Les expositions de groupe sont souvent l’opportunité de face-à-face que l’on n’aurait certainement pas imaginés tout seul. Ces occasions sont d’autant plus précieuses que, quand on ne connaît rien sur aucun des artistes présentés, tout est à inventer, tout est à élaborer, les rapports entre les œuvres deviennent presque un espace de création pour l’observateur qui pénètre ces dernières avec ses propres idées comme matériaux bruts. Plus que jamais les œuvres deviennent des supports pour toutes sortes de digressions éclairantes.

L’exposition de groupe présentée à la Galerie Paul Andriesse à Amsterdam est de celles-là. L’une des premières œuvres que l’on rencontre est celle d’Irene O’Callagan. Elle est composée de deux rangées de photographies superposées. La première montre des passoires métalliques renversées en lévitation dans un intérieur. Les ustensiles flottent ostentatoirement dans le salon comme s’il était parfaitement normal de les trouver là. Pour peu, on croirait que ce sont des abat-jours. En dessous, la seconde série de photographies montre une montagne recouverte de neige et de forêts. Les clichés ne diffèrent que peu les uns des autres, ils sont avant tout là pour créer une sorte de stabilité, pour souligner les habitudes du regard. Ainsi, les deux séries, l’une sous l’autre, forment un contraste amusant de paysages, chacun spectaculaire à sa manière.

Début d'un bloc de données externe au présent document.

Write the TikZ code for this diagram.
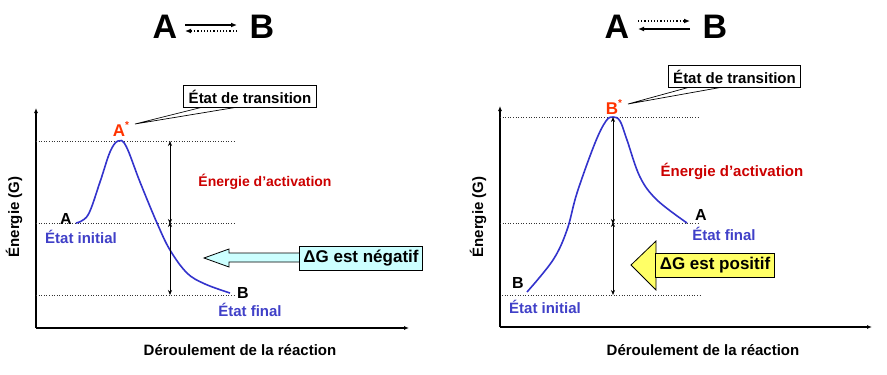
\documentclass[tikz,border=0pt]{standalone}
\usepackage{fontspec}
\setmainfont{Liberation Sans}
\usetikzlibrary{arrows.meta}
\definecolor{curveblue}{HTML}{3333CC}
\definecolor{lblblue}{HTML}{4040C8}
\definecolor{starred}{HTML}{FF3300}
\definecolor{actred}{HTML}{CC0000}
\definecolor{cyanfill}{HTML}{CCFFFF}
\definecolor{yelfill}{HTML}{FFFF66}
\tikzset{
  lbl/.style={font=\fontsize{15}{17}\selectfont\bfseries, inner sep=0pt},
  letter/.style={font=\fontsize{16}{18}\selectfont\bfseries, inner sep=0pt},
  bluelbl/.style={lbl, text=lblblue},
  title/.style={font=\fontsize{34}{36}\selectfont\bfseries, inner sep=0pt},
  axis/.style={line width=1.1pt, -{Latex[length=5pt,width=4pt]}},
  level/.style={dotted, line width=0.6pt, black!80},
  curve/.style={line width=1.6pt, curveblue},
  dblarrow/.style={line width=0.7pt, {Stealth[length=5pt,width=4pt]}-{Stealth[length=5pt,width=4pt]}},
  callbox/.style={draw, fill=white, line width=0.8pt, font=\fontsize{15}{17}\selectfont\bfseries, inner xsep=5pt, inner ysep=4pt},
  dgbox/.style={draw, line width=0.8pt, font=\fontsize{17}{19}\selectfont\bfseries, inner xsep=4pt, inner ysep=4pt},
  ttl/.style={line width=1.2pt, -{Latex[length=6pt,width=5pt]}},
  ttldot/.style={line width=1.2pt, dotted, -{Latex[length=6pt,width=5pt]}},
}
\begin{document}
\begin{tikzpicture}[x=1pt,y=-1pt]
\useasboundingbox (0,0) rectangle (887,375);
\fill[white] (0,0) rectangle (887,375);

% ---------------- Left panel ----------------
\node[title] (tA1) at (165,27) {A};
\node[title] (tB1) at (262,27) {B};
\coordinate (l1a) at (185,25); \coordinate (l1b) at (237,25);
\coordinate (l2a) at (237,31); \coordinate (l2b) at (185,31);
\draw[ttl] (l1a) -- (l1b);
\draw[ttldot] (l2a) -- (l2b);

\coordinate (O1) at (36,328);
\coordinate (Y1) at (36,108);
\coordinate (X1) at (409,328);
\draw[axis] (O1) -- (Y1);
\draw[axis] (O1) -- (X1);

\coordinate (t1L) at (36,141); \coordinate (t1R) at (236,141);
\coordinate (m1L) at (36,223); \coordinate (m1R) at (236,223);
\coordinate (b1L) at (36,295); \coordinate (b1R) at (236,295);
\draw[level] (t1L) -- (t1R);
\draw[level] (m1L) -- (m1R);
\draw[level] (b1L) -- (b1R);

\draw[curve] plot[smooth, tension=0.6] coordinates {(76,223) (88,215) (100,182) (110,152) (118,141) (126,146) (140,182) (157,223) (170,250) (187,273) (205,284) (230,293)};

\coordinate (v1t) at (170,141); \coordinate (v1m) at (170,223); \coordinate (v1b) at (170,295);
\draw[dblarrow] (v1t) -- ([yshift=-1]v1m);
\draw[dblarrow] ([yshift=1]v1m) -- (v1b);

\node[letter] (A1) at (66,219) {A};
\node[bluelbl] (ei1) at (81,237) {État initial};
\node[letter] (B1) at (243,293) {B};
\node[bluelbl] (ef1) at (250,310) {État final};
\node[letter, text=starred, font=\fontsize{17}{19}\selectfont\bfseries] (As) at (121,129) {A\raisebox{0.45em}{\fontsize{10}{10}\selectfont *}};
\node[lbl, text=actred, font=\fontsize{14}{16}\selectfont\bfseries] (ea1) at (265,182) {Énergie d’activation};
\node[lbl, rotate=90] (en1) at (14,217) {Énergie (G)};
\node[lbl] (dr1) at (240,350) {Déroulement de la réaction};

\coordinate (c1tip) at (135,124);
\coordinate (c1p) at (203,107); \coordinate (c1q) at (238,107);
\filldraw[fill=white, line width=0.7pt] (c1tip) -- (c1p) -- (c1q) -- cycle;
\node[callbox] (et1) at (250,96.5) {État de transition};

\draw[fill=cyanfill, line width=0.8pt] (204,258) -- (229,249) -- (229,253) -- (302,253) -- (302,262) -- (229,262) -- (229,267) -- cycle;
\node[dgbox, fill=cyanfill] (dg1) at (361,258) {ΔG est négatif};

% ---------------- Right panel ----------------
\node[title] (tA2) at (617,27) {A};
\node[title] (tB2) at (715,27) {B};
\coordinate (r1a) at (638,21); \coordinate (r1b) at (690,21);
\coordinate (r2a) at (690,29); \coordinate (r2b) at (638,29);
\draw[ttldot] (r1a) -- (r1b);
\draw[ttl] (r2a) -- (r2b);

\coordinate (O2) at (500,327);
\coordinate (Y2) at (500,106);
\coordinate (X2) at (872,327);
\draw[axis] (O2) -- (Y2);
\draw[axis] (O2) -- (X2);

\coordinate (t2L) at (500,117); \coordinate (t2R) at (700,117);
\coordinate (m2L) at (500,223); \coordinate (m2R) at (700,223);
\coordinate (b2L) at (502,295); \coordinate (b2R) at (700,295);
\draw[level] (t2L) -- (t2R);
\draw[level] (m2L) -- (m2R);
\draw[level] (b2L) -- (b2R);

\draw[curve] plot[smooth, tension=0.6] coordinates {(527,292) (553,260) (567,230) (577,193) (595,143) (606,121) (613,117) (620,121) (627,140) (640,177) (657,200) (687,223)};

\coordinate (v2t) at (613,117); \coordinate (v2m) at (613,223); \coordinate (v2b) at (613,295);
\draw[dblarrow] (v2t) -- ([yshift=-1]v2m);
\draw[dblarrow] ([yshift=1]v2m) -- (v2b);

\node[letter] (A2) at (701,215) {A};
\node[bluelbl] (ef2) at (724,234) {État final};
\node[letter] (B2) at (518,283) {B};
\node[bluelbl] (ei2) at (545,307) {État initial};
\node[letter, text=starred, font=\fontsize{17}{19}\selectfont\bfseries] (Bs) at (614,107) {B\raisebox{0.45em}{\fontsize{10}{10}\selectfont *}};
\node[lbl, text=actred] (ea2) at (732,171) {Énergie d’activation};
\node[lbl, rotate=90] (en2) at (478,217) {Énergie (G)};
\node[lbl] (dr2) at (703,350) {Déroulement de la réaction};

\coordinate (c2tip) at (628,104);
\coordinate (c2p) at (690,87); \coordinate (c2q) at (723,87);
\filldraw[fill=white, line width=0.7pt] (c2tip) -- (c2p) -- (c2q) -- cycle;
\node[callbox] (et2) at (734.5,76.5) {État de transition};

\draw[fill=yelfill, line width=0.8pt] (631,265) -- (656,241) -- (656,290) -- cycle;
\node[dgbox, fill=yelfill] (dg2) at (715,265.5) {ΔG est positif};
\end{tikzpicture}
\end{document}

On trouve un peu plus loin, une autre photographie de la même artiste. Aluminium Foll est une grande photo posée sur le sol, à même le mur, montrant un rouleau de papier aluminium de type alimentaire partiellement déroulé disposé sur une table. Le morceau de feuille que photographie l’artiste n’a l’air de rien, ou plutôt il ressemble grossièrement à l’architecture du Guggenheim de Bilbao, une version ménagère de l’édifice, pas moins creuse ni moins brillante. On peut bien s’imaginer ce que l’on veut, l’œuvre est un palimpseste sans fond pour qui a envie de se dérouiller le regard.

L’exercice tend à s’inverser avec Pruimenbloesem d’Anne Huijnen. Là encore, il s’agit d’une série de photographies épinglées au mur. Il y en cinq. À chaque fois, l’artiste a choisi comme support des images tirées de publicités ou de films érotiques, toutes montrent des femmes nues ou dans des poses lascives. Du moins c’est ce que l’on imagine du peu que l’on puisse encore voir. Car Anne Huijnen les a toutes rhabillées de petites fleurs. Les surfaces de corps ont été plantées comme des parterres, créent du coup une nouvelle profondeur et de nouvelles compositions. Le jardin redevient secret sous la fleuraison qu’a semée l’artiste.